Andean ornaments reflect the colors and traditions of the geographical area. Anyone who knows a bit about the Andes can think of the greenery of the mountains, the lakes, the llamas, the musical instruments like quenas and Charangos and the fabrics that show stripes and geometrical patterns.
That is exactly what Andean ornaments bring, a strong piece of Latino culture mixed with religious influence to render very particular designs.
You won’t see much silver or gold in these Hispanic Christmas ornaments, instead, you will encounter bold blues, reds, yellows and greens along earth tones on the clothes of the small figures.
Christmas carolers dressed in typical Andean attires, brown indigenous faces, bells made of clay instead of gold, straw angels, wicker snowflakes, and cultural elements embedded in each piece, is what makes these ornaments culturally rich.
Pine Needle Ornaments
Many tribes in Latin America use pine needles not only to create Christmas ornaments but also to make baskets, bags, containers, bracelets and even jewelry. Hispanic artisans are particularly skilled using pine needles.

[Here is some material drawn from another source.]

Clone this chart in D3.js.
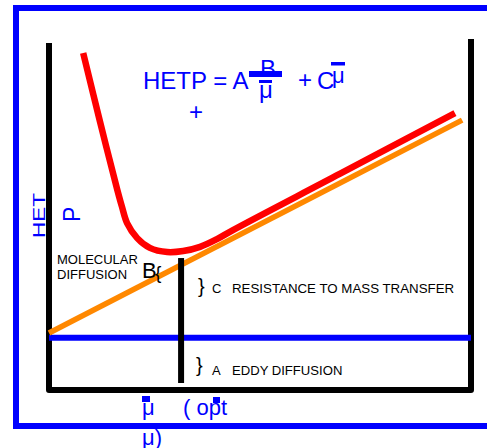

Those who work with pine needles come from a weaving family tradition, and pass down this tradition to their heirs.
The best Hispanic ornaments that use these materials frequently depict small baskets, bags or Christmas figures designed with Latin American culture touches through color or imagery.
How Are the Typical Latin Ornaments?
It is hard to say. It depends on the shape and the materials our artisans use to make the little works of art. What is interesting is how you can associate some Hispanic Christmas ornaments to a certain country, depending on the material and the shape of the figures.
In recent years many travelers, especially eco travelers, are eager to bring tribal ornaments from Latin American countries. This desire stems from people wanting to enjoy, preserve and protect cultures.
Why is that? Because folk art is a direct expression of a culture’s belief system and traditions. For some of our Latin American countries, art creating and specially ceramic work, wood carving and natural fiber crafts, is simply a way of life.
In the majority of countries, Christmas ornaments reflect strong indigenous traditions that were mixed with Christian imposed beliefs at the time of the conquest. Latin artisans use clay, wood, gourd and natural fibers like bark, agave, pine needles, alpaca, yute, and cotton to make detailed decorations at incredibly affordable prices when you consider they are not machine made.
Colors are spectacularly bright. Reds, blues, yellows, and strong earth tones are common. Shapes tend to follow geometrical lines, like those inspired on the Inca, Maya, and other tribes in Mesoamerica. They also use Catholic images on traditional indigenous characters, giving these Hispanic Christmas ornaments their personality.
No matter which material you prefer for your ornaments, when you purchase an authentic Hispanic Christmas ornament you are not only enjoying a creative work of art, but also you are bringing into your home a piece of Latin culture for your children to embrace.